F. Pour ce qui est de suivre les cas-limites... Ce qui est faisable n'est pas toujours souhaitable.

G. Et pour Céline : " Mes audaces stylistiques ne reflètent que mon époque, en réalité je n'aime que le passé, suis un petit bourgeois de Paris qui pleure à chaudes larmes en pensant au bon vieux temps des bec à gaz, de Couperin, des petits oiseaux, et moi aussi je fais des sentences d'un niveau intellectuel redoutable, et qu'on part dans la vie avec les conseils des parents, et que toutes des salopes, et puis fichez-moi la paix je voudrais vivre dans mon imagination, POUEEETTT "
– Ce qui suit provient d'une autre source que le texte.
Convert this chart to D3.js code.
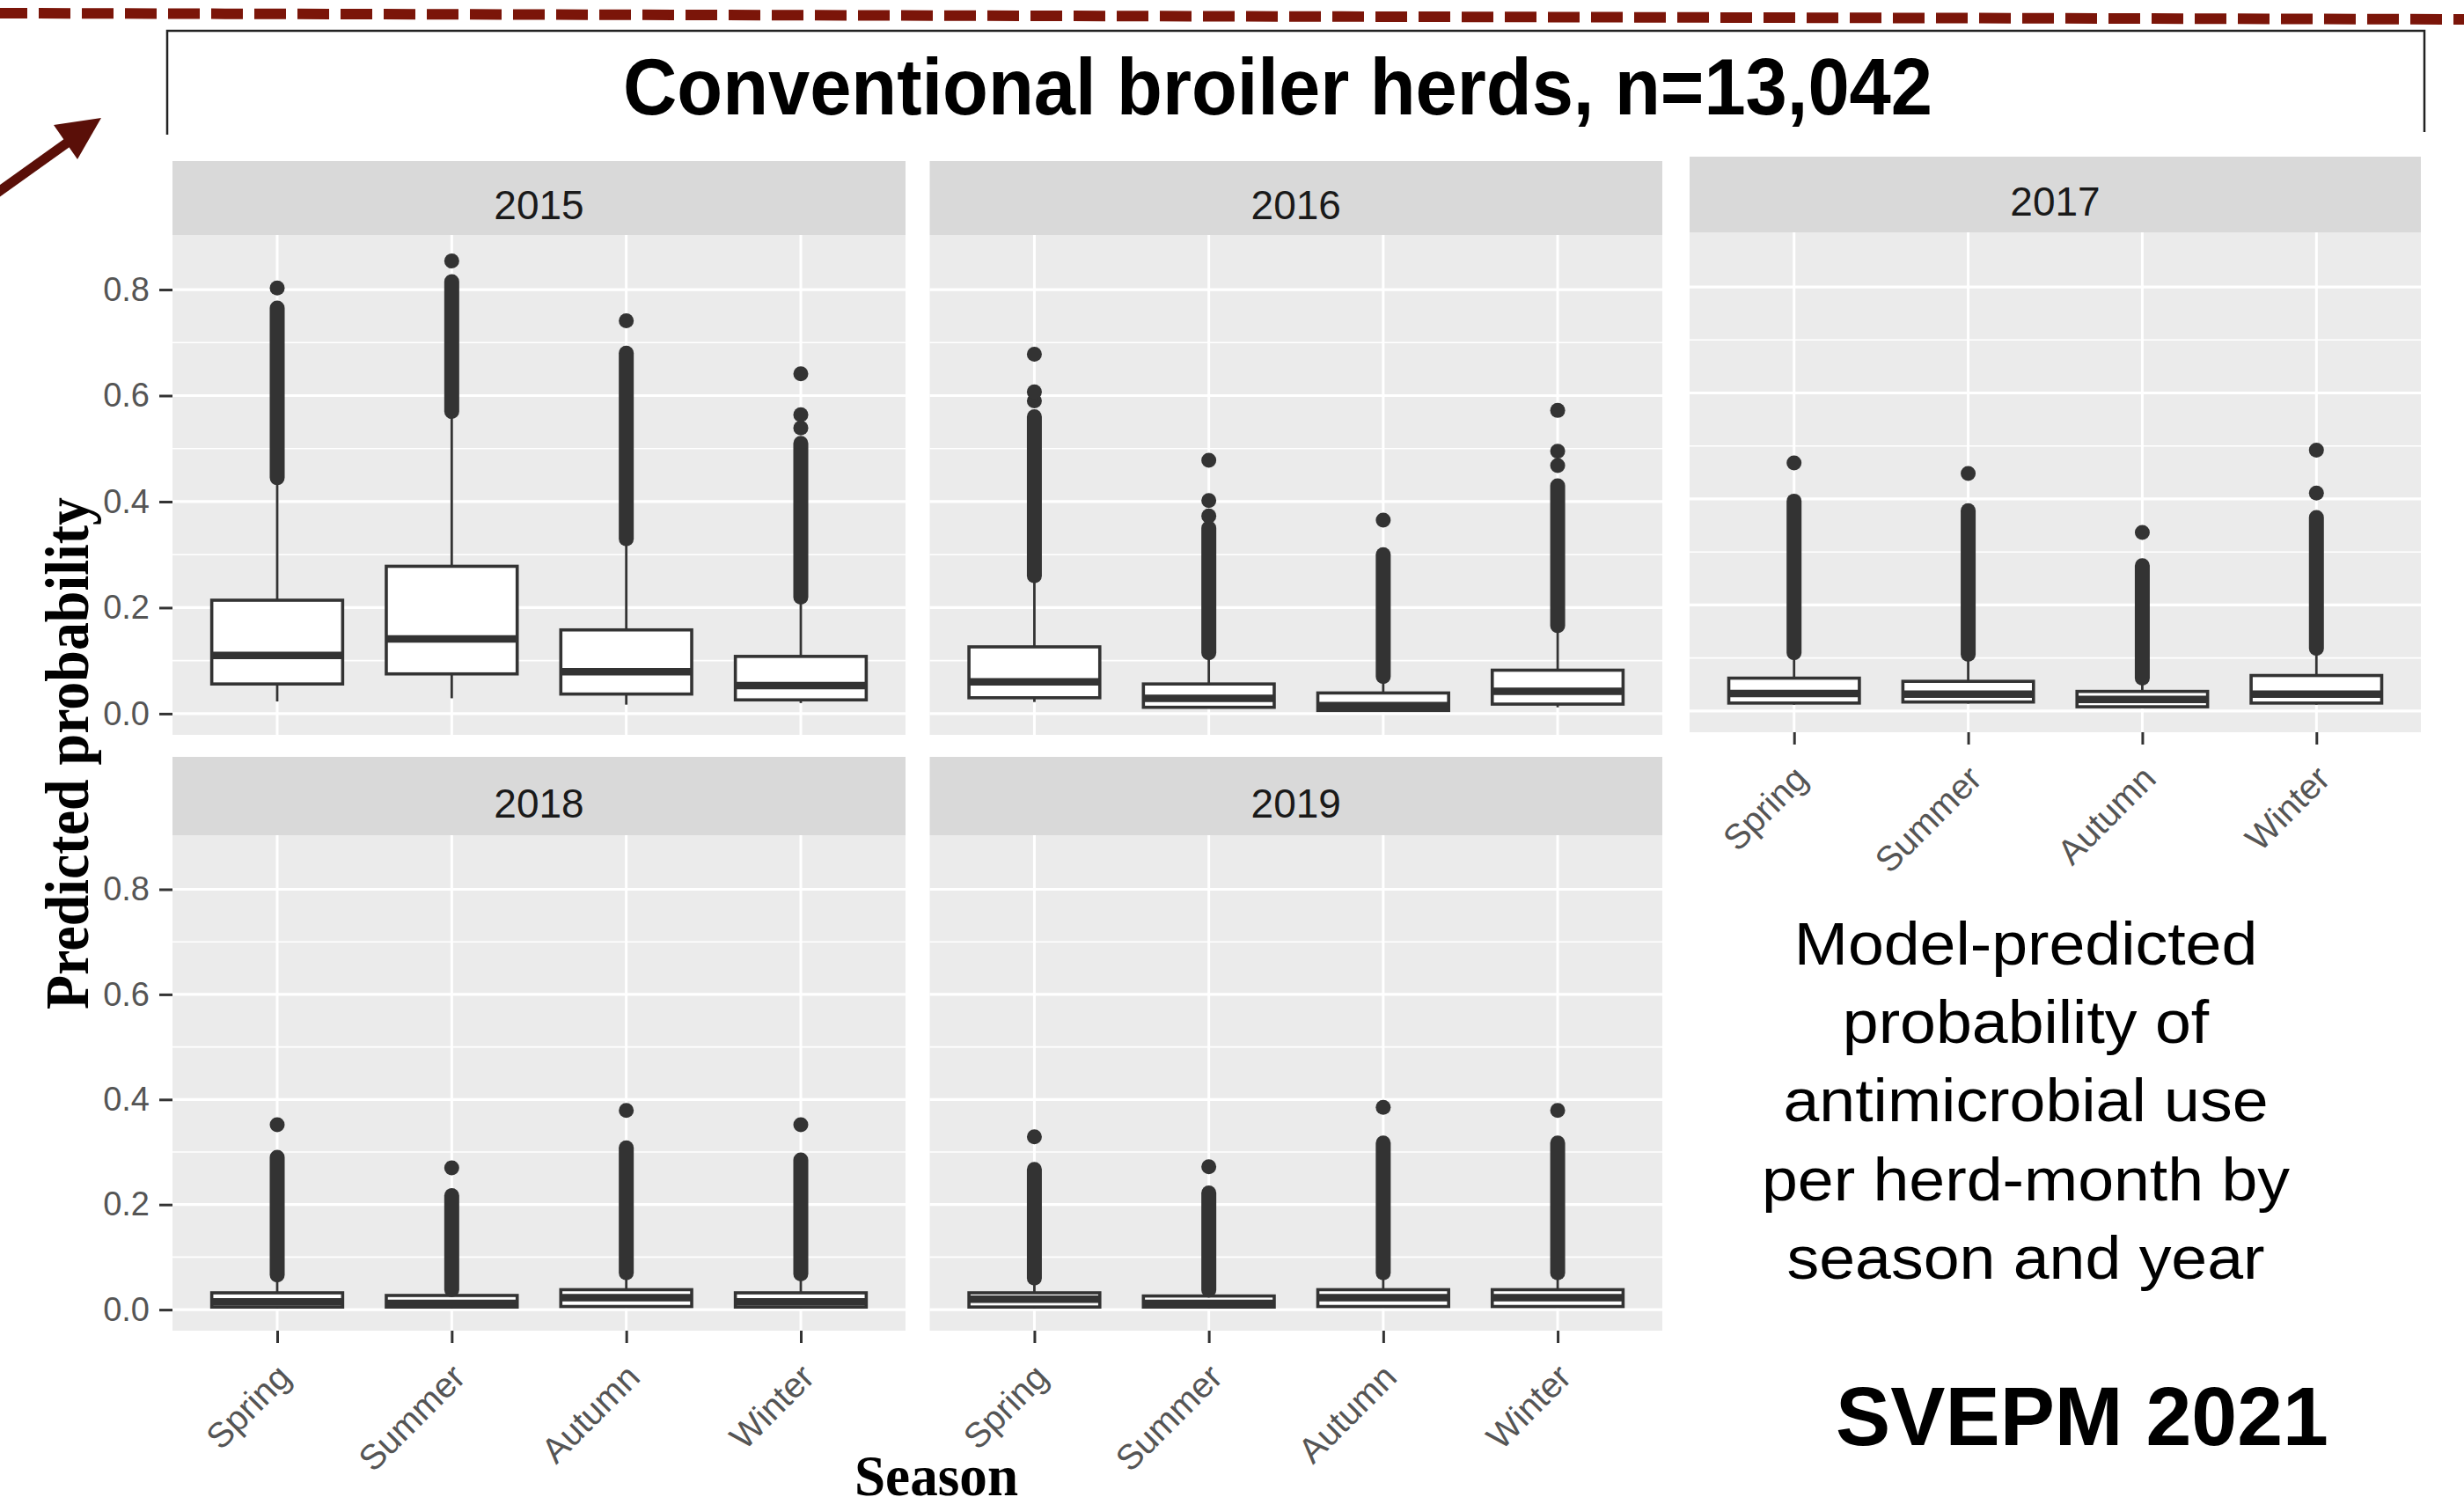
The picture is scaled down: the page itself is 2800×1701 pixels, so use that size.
<!DOCTYPE html>
<html><head><meta charset="utf-8">
<script src="https://cdn.jsdelivr.net/npm/d3@7"></script>
<style>body{margin:0;background:#fff;} svg{display:block}</style>
</head><body>
<svg id="c" width="2800" height="1701"></svg>
<script>
// ---------------- DATA ----------------
const years = [2015, 2016, 2017, 2018, 2019];
const seasons = ["Spring", "Summer", "Autumn", "Winter"];
const yTicks = [0, 0.2, 0.4, 0.6, 0.8];
const yTickLabels = ["0.0", "0.2", "0.4", "0.6", "0.8"];
const yMinorTicks = [0.1, 0.3, 0.5, 0.7];

// rows = years, columns = seasons
const whiskerLow = [
  [0.023, 0.029, 0.017, 0.020],
  [0.022, 0.010, 0.004, 0.012],
  [0.012, 0.014, 0.006, 0.012],
  [0.003, 0.003, 0.004, 0.003],
  [0.003, 0.003, 0.004, 0.004]
];
const q1 = [
  [0.056, 0.075, 0.037, 0.026],
  [0.030, 0.012, 0.006, 0.018],
  [0.015, 0.017, 0.008, 0.015],
  [0.005, 0.005, 0.006, 0.005],
  [0.005, 0.005, 0.006, 0.006]
];
const median = [
  [0.110, 0.141, 0.079, 0.053],
  [0.060, 0.029, 0.015, 0.042],
  [0.033, 0.032, 0.022, 0.032],
  [0.015, 0.012, 0.023, 0.015],
  [0.020, 0.012, 0.023, 0.023]
];
const q3 = [
  [0.214, 0.278, 0.158, 0.108],
  [0.126, 0.056, 0.039, 0.082],
  [0.062, 0.056, 0.037, 0.067],
  [0.032, 0.027, 0.038, 0.032],
  [0.032, 0.026, 0.038, 0.038]
];
const whiskerHigh = [
  [0.440, 0.565, 0.325, 0.214],
  [0.255, 0.112, 0.067, 0.163],
  [0.107, 0.104, 0.059, 0.115],
  [0.063, 0.036, 0.068, 0.066],
  [0.058, 0.035, 0.068, 0.068]
];
// dense stacks of outliers (from – to)
const outlierRunLow = [
  [0.445, 0.570, 0.330, 0.220],
  [0.260, 0.115, 0.070, 0.166],
  [0.110, 0.107, 0.062, 0.118],
  [0.066, 0.038, 0.070, 0.068],
  [0.060, 0.037, 0.070, 0.070]
];
const outlierRunHigh = [
  [0.765, 0.815, 0.680, 0.510],
  [0.560, 0.350, 0.300, 0.430],
  [0.396, 0.378, 0.274, 0.365],
  [0.290, 0.217, 0.308, 0.285],
  [0.267, 0.222, 0.317, 0.317]
];
// isolated outliers
const outlierPoints = [
  [[0.803], [0.854], [0.741], [0.539, 0.564, 0.641]],
  [[0.590, 0.607, 0.678], [0.373, 0.402, 0.478], [0.365], [0.468, 0.495, 0.572]],
  [[0.468], [0.448], [0.337], [0.411, 0.492]],
  [[0.352], [0.270], [0.379], [0.352]],
  [[0.329], [0.272], [0.385], [0.379]]
];

const titleText = "Conventional broiler herds, n=13,042";
const yAxisTitle = "Predicted probability";
const xAxisTitle = "Season";
const noteLines = ["Model-predicted", "probability of", "antimicrobial use", "per herd-month by", "season and year"];
const footerText = "SVEPM 2021";

// ---------------- LAYOUT ----------------
const layout = [
  {x0: 196, x1: 1029, stripTop: 183, top: 267, bottom: 835, yAxis: true, xAxis: false},
  {x0: 1056.5, x1: 1889, stripTop: 183, top: 267, bottom: 835, yAxis: false, xAxis: false},
  {x0: 1920, x1: 2751, stripTop: 178, top: 264, bottom: 832, yAxis: false, xAxis: true},
  {x0: 196, x1: 1029, stripTop: 860, top: 949, bottom: 1512, yAxis: true, xAxis: true},
  {x0: 1056.5, x1: 1889, stripTop: 860, top: 949, bottom: 1512, yAxis: false, xAxis: true}
];
const yDomain = [-0.04, 0.903];
const SANS = "'Liberation Sans', Arial, Helvetica, sans-serif";
const SERIF = "'Liberation Serif', 'Times New Roman', serif";
const dark = "#333333";

const svg = d3.select("#c");

// dashed banner line
svg.append("line").attr("x1", 0).attr("y1", 15).attr("x2", 2800).attr("y2", 22)
  .attr("stroke", "#7b1509").attr("stroke-width", 12)
  .attr("stroke-dasharray", "36 13").attr("stroke-dashoffset", 5);

// arrow
svg.append("line").attr("x1", -10).attr("y1", 224).attr("x2", 92).attr("y2", 151)
  .attr("stroke", "#5a0f08").attr("stroke-width", 11);
svg.append("polygon").attr("points", "115,134 61,142 88,181").attr("fill", "#5a0f08");

// title box (top and sides)
svg.append("path").attr("d", "M190,153 L190,35 L2755,35 L2755,150")
  .attr("fill", "none").attr("stroke", "#222").attr("stroke-width", 2.5);
svg.append("text").attr("x", 1452).attr("y", 130).attr("text-anchor", "middle")
  .attr("font-family", SANS).attr("font-weight", "bold").attr("font-size", 90)
  .attr("textLength", 1488).attr("lengthAdjust", "spacingAndGlyphs")
  .attr("fill", "#000").text(titleText);

// ---------------- PANELS ----------------
years.forEach((yr, i) => {
  const L = layout[i];
  const g = svg.append("g");
  const x = d3.scalePoint().domain(seasons).range([L.x0, L.x1]).padding(0.6);
  const y = d3.scaleLinear().domain(yDomain).range([L.bottom, L.top]);
  const bw = x.step() * 0.75;

  // strip
  g.append("rect").attr("x", L.x0).attr("y", L.stripTop).attr("width", L.x1 - L.x0)
    .attr("height", L.top - L.stripTop).attr("fill", "#d9d9d9");
  g.append("text").attr("x", (L.x0 + L.x1) / 2).attr("y", L.stripTop + 0.78 * (L.top - L.stripTop))
    .attr("text-anchor", "middle").attr("font-family", SANS).attr("font-size", 46)
    .attr("fill", "#1a1a1a").text(yr);

  // panel background
  g.append("rect").attr("x", L.x0).attr("y", L.top).attr("width", L.x1 - L.x0)
    .attr("height", L.bottom - L.top).attr("fill", "#ebebeb");
  g.selectAll(".minor").data(yMinorTicks).enter().append("line")
    .attr("x1", L.x0).attr("x2", L.x1).attr("y1", d => y(d)).attr("y2", d => y(d))
    .attr("stroke", "#fff").attr("stroke-width", 1.6);
  g.selectAll(".major").data(yTicks).enter().append("line")
    .attr("x1", L.x0).attr("x2", L.x1).attr("y1", d => y(d)).attr("y2", d => y(d))
    .attr("stroke", "#fff").attr("stroke-width", 3.2);
  g.selectAll(".vgrid").data(seasons).enter().append("line")
    .attr("x1", d => x(d)).attr("x2", d => x(d)).attr("y1", L.top).attr("y2", L.bottom)
    .attr("stroke", "#fff").attr("stroke-width", 3);

  // boxes
  seasons.forEach((s, j) => {
    const cx = x(s);
    g.append("line").attr("x1", cx).attr("x2", cx).attr("y1", y(q3[i][j])).attr("y2", y(whiskerHigh[i][j]))
      .attr("stroke", dark).attr("stroke-width", 2.8);
    g.append("line").attr("x1", cx).attr("x2", cx).attr("y1", y(q1[i][j])).attr("y2", y(whiskerLow[i][j]))
      .attr("stroke", dark).attr("stroke-width", 2.8);
    g.append("rect").attr("x", cx - bw / 2).attr("y", y(q3[i][j])).attr("width", bw)
      .attr("height", y(q1[i][j]) - y(q3[i][j])).attr("fill", "#fff")
      .attr("stroke", dark).attr("stroke-width", 3.6);
    g.append("line").attr("x1", cx - bw / 2).attr("x2", cx + bw / 2)
      .attr("y1", y(median[i][j])).attr("y2", y(median[i][j]))
      .attr("stroke", dark).attr("stroke-width", 8.5);
    g.append("line").attr("x1", cx).attr("x2", cx)
      .attr("y1", y(outlierRunLow[i][j])).attr("y2", y(outlierRunHigh[i][j]))
      .attr("stroke", dark).attr("stroke-width", 17).attr("stroke-linecap", "round");
    g.selectAll(null).data(outlierPoints[i][j]).enter().append("circle")
      .attr("cx", cx).attr("cy", d => y(d)).attr("r", 8.5).attr("fill", dark);
  });

  // axes
  if (L.yAxis) {
    const ay = g.append("g").attr("transform", `translate(${L.x0},0)`)
      .call(d3.axisLeft(y).tickValues(yTicks).tickFormat((d, k) => yTickLabels[k]).tickSize(15).tickPadding(11));
    ay.select(".domain").remove();
    ay.selectAll("line").attr("stroke", dark).attr("stroke-width", 3);
    ay.selectAll("text").attr("font-family", SANS).attr("font-size", 38).attr("fill", "#555");
  }
  if (L.xAxis) {
    const ax = g.append("g").attr("transform", `translate(0,${L.bottom})`)
      .call(d3.axisBottom(x).tickSize(14).tickPadding(0));
    ax.select(".domain").remove();
    ax.selectAll("line").attr("stroke", dark).attr("stroke-width", 3);
    ax.selectAll("text").attr("font-family", SANS).attr("font-size", 40).attr("fill", "#555")
      .attr("x", 0).attr("y", 0).attr("dy", "0.75em").attr("text-anchor", "end")
      .attr("transform", "translate(-4,34) rotate(-45)");
  }
});

// axis titles
svg.append("text").attr("transform", "translate(100,856) rotate(-90)")
  .attr("text-anchor", "middle").attr("font-family", SERIF).attr("font-weight", "bold")
  .attr("font-size", 70).attr("textLength", 582).attr("lengthAdjust", "spacingAndGlyphs")
  .attr("fill", "#000").text(yAxisTitle);
svg.append("text").attr("x", 1064).attr("y", 1699).attr("text-anchor", "middle")
  .attr("font-family", SERIF).attr("font-weight", "bold").attr("font-size", 66)
  .attr("textLength", 186).attr("lengthAdjust", "spacingAndGlyphs")
  .attr("fill", "#000").text(xAxisTitle);

// note
const note = svg.append("g").attr("transform", "translate(2302,0) scale(1.08,1)");
note.selectAll("text").data(noteLines).enter().append("text")
  .attr("x", 0).attr("y", (d, k) => 1096 + k * 89.2).attr("text-anchor", "middle")
  .attr("font-family", SANS).attr("font-size", 68).attr("fill", "#000").text(d => d);

svg.append("text").attr("x", 2366).attr("y", 1642).attr("text-anchor", "middle")
  .attr("font-family", SANS).attr("font-weight", "bold").attr("font-size", 95)
  .attr("textLength", 560).attr("lengthAdjust", "spacingAndGlyphs")
  .attr("fill", "#000").text(footerText);
</script>
</body></html>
F. Oui ! Ote-toi de ma lune, toutes les issues sont bouchées, laissez-moi écrire en paix, pour votre monde extérieur, je m'achèterai bien une télévision, et laissez-moi penser que tous ces collègues du bon vieux temps de 1770-1820 finiront bien par murmurer dans ma maison, et puis ils viendront et nous danserons tous en rond dans l'éternité, mais s'il vous plaît, qu'on me fiche la paix avec ce Freddie Breck, parce que mon idylle à moi est de qualité, pas la vôtre, votre gamin, là, le Fiasse, de qui parlait-il déjà plus haut ?
M. De Céline et Schmidt. Le premier a abandonné toute prétention au sens ; le second joue et bourre ses textes de tous les débris culturels qu'il peut ramasser. Cette Ann'Ev' par ex... Quand on est mi-pythie mi-luxembourgeois, on est une hamadryade qui ne dort plus dans un arbre, mais, de manière plus bourgeoise, idyllique et artificielle : dans un tonneau. Ce qui permet également de faire de cette donzelle une allégorie morale en prenant comme substrat mythologique un personnage réel dont la doxa nous apprend qu'il représente le nomadisme, le citoyen du monde, partout chez lui, celui qui n'a que l'expérience et la nature pour lui. Et " Soir bordé d'Or " est une Comédie du Tonneau swiftienne qui rejette face à face deux conceptions irréconciliables, dont l'une est vouée à disparaître à court terme : le goût du travail, le besoin de valeurs communes qui ne soient pas le fruit de la nature, le respect des Anciens grands hommes, la conception de l'imitatio au sens noble du terme comme borne contenant les originalités trop criardes qui risquent de tomber dans des dénotations stériles... La culture, en somme, dont nous savons qu'elle n'est plus ; seulement parfois encore singée.

L. Et vous voulez dire quoi avec ça, M. ? Que nous singeons ce qui n'est plus ?

M. Je répondrai différemment. Imaginerait-on un enfant découvrant la scène où Don Quejada réduit en pièces le retable de maître Pierre qu'on ne pourrait s'empêcher de supposer, comme première impression dans la cervelle du gosse, la cruauté, et non la puissance métaphysique ; la pitié 'humaniste' envers celui dont tout l'avoir et le gagne-pain sont réduits en miettes, et non l'intelligence esthétique. Car notre drame est que le sens moral précède le sens esthétique, contrairement à ce que prétendent des poètes visiblement mal inspirés. Seule l'éducation et l'intelligence amènent la jouissance esthétique. Notre époque de tyrannie de l'opinion l'oublie souvent : la rhétorique s'apprend, et le goût s'éduque - deux choses qu'une bonne démocratie doit proscrire pour survivre. Le 'tous les goûts sont dans la nature' est une vue de l'esprit ni plus ni moins recevable par la raison que la prétention à une échelle de valeurs, nous ne l'ignorons pas.

G. Et ?

M Et pourtant... cette vue-là annule la possibilité d'une civilisation vue comme culturelle.

L. Et oui : tel est le sens de nos derniers grands auteurs.